■ **TASK DATA**:
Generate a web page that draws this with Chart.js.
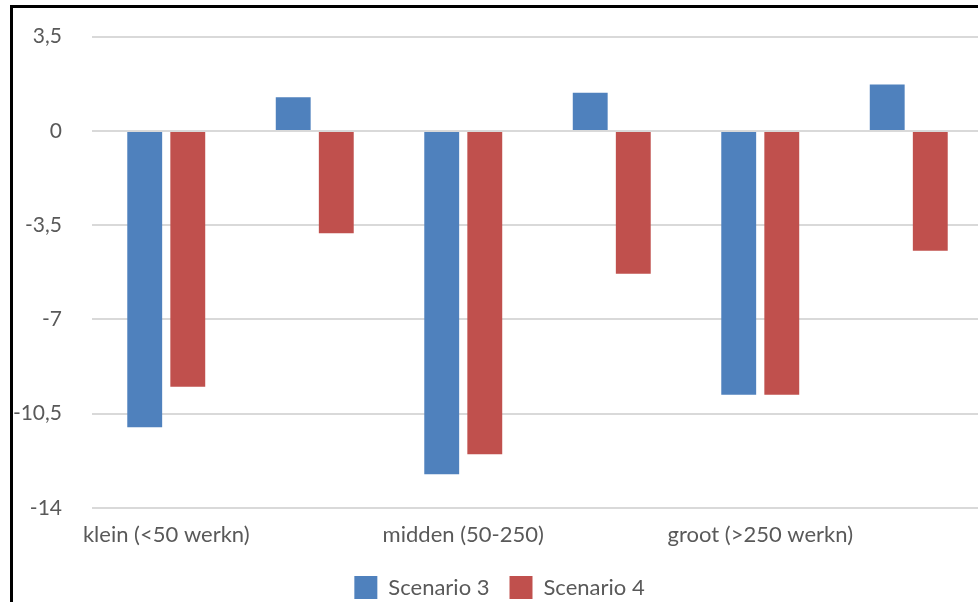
<!DOCTYPE html>
<html>
<head>
<meta charset="utf-8">
<script src="https://cdn.jsdelivr.net/npm/chart.js@4"></script>
<style>
    html, body { margin: 0; padding: 0; background: #fff; overflow: hidden; }
    #wrap { position: absolute; left: 0; top: -6px; width: 995px; height: 615px; }
    #frame {
        position: absolute; left: 10px; top: 5px; width: 1000px; height: 640px;
        border-left: 3px solid #000; border-top: 3px solid #000; pointer-events: none;
    }
</style>
</head>
<body>
<div id="wrap"><canvas id="chart"></canvas></div>
<div id="frame"></div>
<script>
// categories (Excel only printed every other label)
const categories = ['klein (<50 werkn)', '', 'midden (50-250)', '', 'groot (>250 werkn)', ''];
const scenario3 = [-11.0, 1.25, -12.75, 1.42, -9.8, 1.72];
const scenario4 = [-9.5, -3.8, -12.0, -5.3, -9.8, -4.45];
const yTicks = [3.5, 0, -3.5, -7, -10.5, -14];

const textColor = '#595959';
const fontFamily = 'Lato, "Open Sans", sans-serif';

// nudge the legend a bit to the right, like the original
const legendShift = {
    id: 'legendShift',
    afterLayout: function(chart) {
        if (chart.legend) {
            chart.legend.left += 8;
            chart.legend.right += 8;
        }
    }
};

new Chart(document.getElementById('chart').getContext('2d'), {
    type: 'bar',
    data: {
        labels: categories,
        datasets: [{
            label: 'Scenario 3',
            data: scenario3,
            backgroundColor: '#4F81BD',
            borderWidth: 0
        }, {
            label: 'Scenario 4',
            data: scenario4,
            backgroundColor: '#C0504D',
            borderWidth: 0
        }]
    },
    plugins: [legendShift],
    options: {
        responsive: true,
        maintainAspectRatio: false,
        animation: false,
        datasets: {
            bar: { categoryPercentage: 0.58, barPercentage: 0.81 }
        },
        layout: { padding: { top: 28, right: 12, left: 0, bottom: 0 } },
        scales: {
            x: {
                grid: { display: false, drawTicks: false },
                border: { display: false },
                ticks: {
                    color: textColor,
                    font: { family: fontFamily, size: 22 },
                    maxRotation: 0,
                    autoSkip: false,
                    padding: 14
                },
                afterFit: function(scale) { scale.height = 48; }
            },
            y: {
                min: -14,
                max: 3.5,
                afterBuildTicks: function(scale) {
                    scale.ticks = yTicks.map(v => ({ value: v }));
                },
                grid: { color: '#d9d9d9', lineWidth: 2, drawTicks: false },
                border: { display: false },
                ticks: {
                    color: textColor,
                    font: { family: fontFamily, size: 21 },
                    padding: 30,
                    callback: function(value) { return String(value).replace('.', ','); }
                },
                afterFit: function(scale) { scale.width = 92; }
            }
        },
        plugins: {
            legend: {
                position: 'bottom',
                labels: {
                    color: textColor,
                    font: { family: fontFamily, size: 22 },
                    boxWidth: 23,
                    boxHeight: 23,
                    padding: 20
                }
            },
            tooltip: { enabled: false }
        }
    }
});
</script>
</body>
</html>
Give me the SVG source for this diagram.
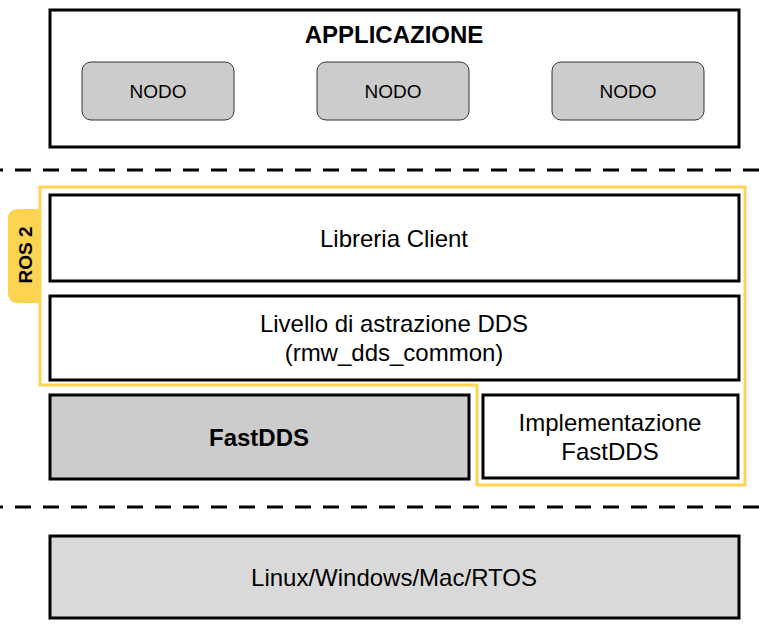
<svg xmlns="http://www.w3.org/2000/svg" width="759" height="635" viewBox="0 0 759 635">
<style>
text{font-family:"Liberation Sans",Arial,sans-serif;fill:#000;text-anchor:middle}
.box{fill:#fff;stroke:#000;stroke-width:3}
.grey{fill:#cccccc}
.lgrey{fill:#d9d9d9}
.node{fill:#cccccc;stroke:#333;stroke-width:1}
.dash{stroke:#000;stroke-width:3;stroke-dasharray:16 12;stroke-dashoffset:13;fill:none}
.t20{font-size:24px}
.t16{font-size:19px}
.b{font-weight:bold}
</style>
<rect width="759" height="635" fill="#fff"/>
<g id="connectors">
<line class="dash" x1="0" y1="170" x2="759" y2="170"/>
<line class="dash" x1="0" y1="507" x2="759" y2="507"/>
</g>
<g id="applicazione">
<rect class="box" x="50" y="10" width="689" height="137"/>
<text class="t20 b" x="394" y="43">APPLICAZIONE</text>
</g>
<g id="nodo1"><rect class="node" x="82" y="62" width="152" height="58" rx="9"/><text class="t16" x="158" y="98">NODO</text></g>
<g id="nodo2"><rect class="node" x="317" y="62" width="152" height="58" rx="9"/><text class="t16" x="393" y="98">NODO</text></g>
<g id="nodo3"><rect class="node" x="552" y="62" width="152" height="58" rx="9"/><text class="t16" x="628" y="98">NODO</text></g>
<g id="ros2">
<path d="M40,209 L18,209 Q8,209 8,219 L8,293 Q8,303 18,303 L40,303 Z" fill="#fdd352"/>
<path d="M40,187 L745,187 L745,485 L477,485 L477,385 L40,385 Z" fill="none" stroke="#fdd352" stroke-width="3"/>
<text class="b" font-size="19" transform="translate(32,255) rotate(-90)">ROS 2</text>
</g>
<g id="libreria"><rect class="box" x="50" y="195" width="689" height="86"/><text class="t20" x="394" y="247">Libreria Client</text></g>
<g id="livello"><rect class="box" x="50" y="296" width="689" height="84"/><text class="t20" x="394" y="332">Livello di astrazione DDS</text><text class="t20" x="394" y="361">(rmw_dds_common)</text></g>
<g id="fastdds"><rect class="box grey" x="50" y="395" width="419" height="84"/><text class="t20 b" x="259" y="446">FastDDS</text></g>
<g id="impl"><rect class="box" x="483" y="395" width="255" height="83"/><text class="t20" x="610" y="431">Implementazione</text><text class="t20" x="610" y="460">FastDDS</text></g>
<g id="os"><rect class="box lgrey" x="50" y="536" width="689" height="82"/><text class="t20" x="394" y="586">Linux/Windows/Mac/RTOS</text></g>
</svg>
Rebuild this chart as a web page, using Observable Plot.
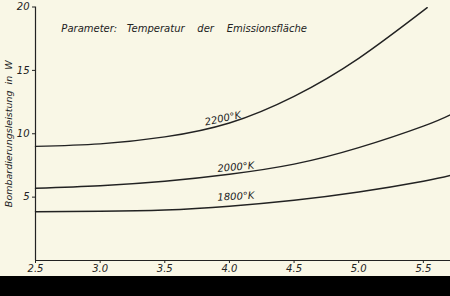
<!DOCTYPE html>
<html>
<head>
<meta charset="utf-8">
<script src="https://cdn.jsdelivr.net/npm/d3@7"></script>
<script src="https://cdn.jsdelivr.net/npm/@observablehq/plot@0.6"></script>
<style>
  html, body { margin: 0; padding: 0; background: #000; }
  #wrap { width: 450px; height: 296px; overflow: hidden; background: #000; }
  #chart { width: 450px; height: 276px; background: #f9f7e6; }
  #bar { width: 450px; height: 20px; background: #000; }
</style>
</head>
<body>
<div id="wrap"><div id="chart"></div><div id="bar"></div></div>
<script>
// Spannung (x) and Bombardierungsleistung (y)
const xs1800 = [2.5, 3.0, 3.5, 4.0, 4.5, 5.0, 5.5, 5.71];
const ys1800 = [3.85, 3.88, 3.98, 4.28, 4.75, 5.4, 6.25, 6.71];
const xs2000 = [2.5, 3.0, 3.5, 4.0, 4.5, 5.0, 5.5, 5.71];
const ys2000 = [5.7, 5.9, 6.25, 6.8, 7.6, 8.9, 10.6, 11.5];
const xs2200 = [2.5, 3.0, 3.5, 4.0, 4.5, 5.0, 5.53];
const ys2200 = [9.0, 9.2, 9.75, 10.85, 12.95, 15.95, 19.95];

const seriesNames = ["1800°K", "2000°K", "2200°K"];
const xTicks = [2.5, 3.0, 3.5, 4.0, 4.5, 5.0, 5.5];
const xTickLabels = ["2.5", "3.0", "3.5", "4.0", "4.5", "5.0", "5.5"];
const yTicks = [5, 10, 15, 20];
const titleText = "Parameter:   Temperatur    der    Emissionsfläche";
const yLabel = "Bombardierungsleistung  in  W";

// curve label anchors (data coordinates)
const labelX = [4.05, 4.05, 3.95];
const labelY = [5.05, 7.37, 11.2];
const labelRot = [-3, -5, -12];

const table = [];
[[xs1800, ys1800], [xs2000, ys2000], [xs2200, ys2200]].forEach(([xs, ys], i) => {
  xs.forEach((x, j) => table.push({series: seriesNames[i], x, y: ys[j]}));
});
const labels = seriesNames.map((s, i) => ({s, x: labelX[i], y: labelY[i], r: labelRot[i]}));

const ink = "#222";
const plot = Plot.plot({
  width: 450,
  height: 276,
  marginLeft: 35,
  marginRight: 0,
  marginTop: 6.5,
  marginBottom: 16,
  style: {background: "transparent", fontFamily: "DejaVu Sans", fontStyle: "italic", fontSize: "10px", color: ink},
  x: {domain: [2.5, 5.71]},
  y: {domain: [0, 20]},
  marks: [
    Plot.ruleX([2.5], {y1: 0, y2: 20, stroke: ink, strokeWidth: 1.2}),
    Plot.ruleY([0], {stroke: ink, strokeWidth: 1.2}),
    Plot.axisX({ticks: xTicks, tickFormat: (d, i) => xTickLabels[i], tickSize: 3, tickPadding: 1, label: null, stroke: ink, fill: ink}),
    Plot.axisY({ticks: yTicks, tickSize: 3, tickPadding: 3, label: null, stroke: ink, fill: ink}),
    Plot.line(table, {x: "x", y: "y", z: "series", curve: "natural", stroke: ink, strokeWidth: 1.4}),
    Plot.text(labels, {x: "x", y: "y", text: "s", rotate: "r", fill: ink, fontSize: 10, fontStyle: "italic"}),
    Plot.text([titleText], {x: 2.70, y: 18.3, text: d => d, textAnchor: "start", fill: ink, fontSize: 10, fontStyle: "italic"}),
    Plot.text([yLabel], {x: 2.5, y: 10.0, dx: -27, text: d => d, textAnchor: "middle", rotate: -90, fill: ink, fontSize: 9.5, fontStyle: "italic"})
  ]
});
document.getElementById("chart").appendChild(plot);
</script>
</body>
</html>
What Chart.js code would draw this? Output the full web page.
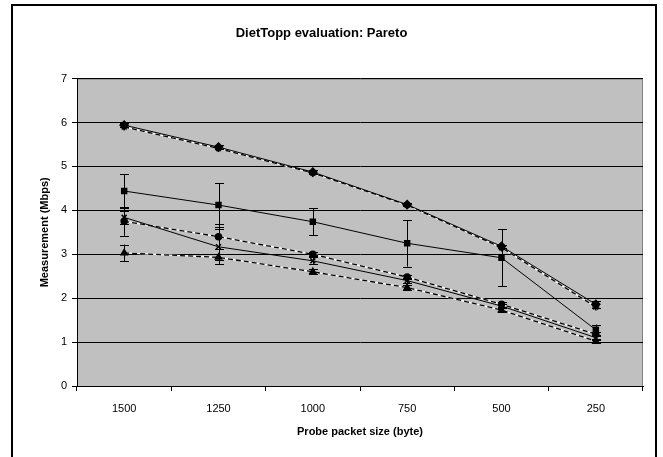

■ **WHAT NEEDS TO BE DONE**: Begin at the line that has "Rebuild this chart", stop after the line that has "const labels = seriesNames.map((s, i)", and reproduce every line between them exactly and nothing else. Pictures stay out of the copy.

■ **ANSWER TO THIS PROBLEM**:
Rebuild this chart as a web page, using Observable Plot.
<!DOCTYPE html>
<html>
<head>
<meta charset="utf-8">
<script src="https://cdn.jsdelivr.net/npm/d3@7"></script>
<script src="https://cdn.jsdelivr.net/npm/@observablehq/plot@0.6"></script>
<style>
  html, body { margin: 0; padding: 0; background: #000; }
  #wrap { width: 450px; height: 296px; overflow: hidden; background: #000; }
  #chart { width: 450px; height: 276px; background: #f9f7e6; }
  #bar { width: 450px; height: 20px; background: #000; }
</style>
</head>
<body>
<div id="wrap"><div id="chart"></div><div id="bar"></div></div>
<script>
// Spannung (x) and Bombardierungsleistung (y)
const xs1800 = [2.5, 3.0, 3.5, 4.0, 4.5, 5.0, 5.5, 5.71];
const ys1800 = [3.85, 3.88, 3.98, 4.28, 4.75, 5.4, 6.25, 6.71];
const xs2000 = [2.5, 3.0, 3.5, 4.0, 4.5, 5.0, 5.5, 5.71];
const ys2000 = [5.7, 5.9, 6.25, 6.8, 7.6, 8.9, 10.6, 11.5];
const xs2200 = [2.5, 3.0, 3.5, 4.0, 4.5, 5.0, 5.53];
const ys2200 = [9.0, 9.2, 9.75, 10.85, 12.95, 15.95, 19.95];

const seriesNames = ["1800°K", "2000°K", "2200°K"];
const xTicks = [2.5, 3.0, 3.5, 4.0, 4.5, 5.0, 5.5];
const xTickLabels = ["2.5", "3.0", "3.5", "4.0", "4.5", "5.0", "5.5"];
const yTicks = [5, 10, 15, 20];
const titleText = "Parameter:   Temperatur    der    Emissionsfläche";
const yLabel = "Bombardierungsleistung  in  W";

// curve label anchors (data coordinates)
const labelX = [4.05, 4.05, 3.95];
const labelY = [5.05, 7.37, 11.2];
const labelRot = [-3, -5, -12];

const table = [];
[[xs1800, ys1800], [xs2000, ys2000], [xs2200, ys2200]].forEach(([xs, ys], i) => {
  xs.forEach((x, j) => table.push({series: seriesNames[i], x, y: ys[j]}));
});
const labels = seriesNames.map((s, i) => ({s, x: labelX[i], y: labelY[i], r: labelRot[i]}));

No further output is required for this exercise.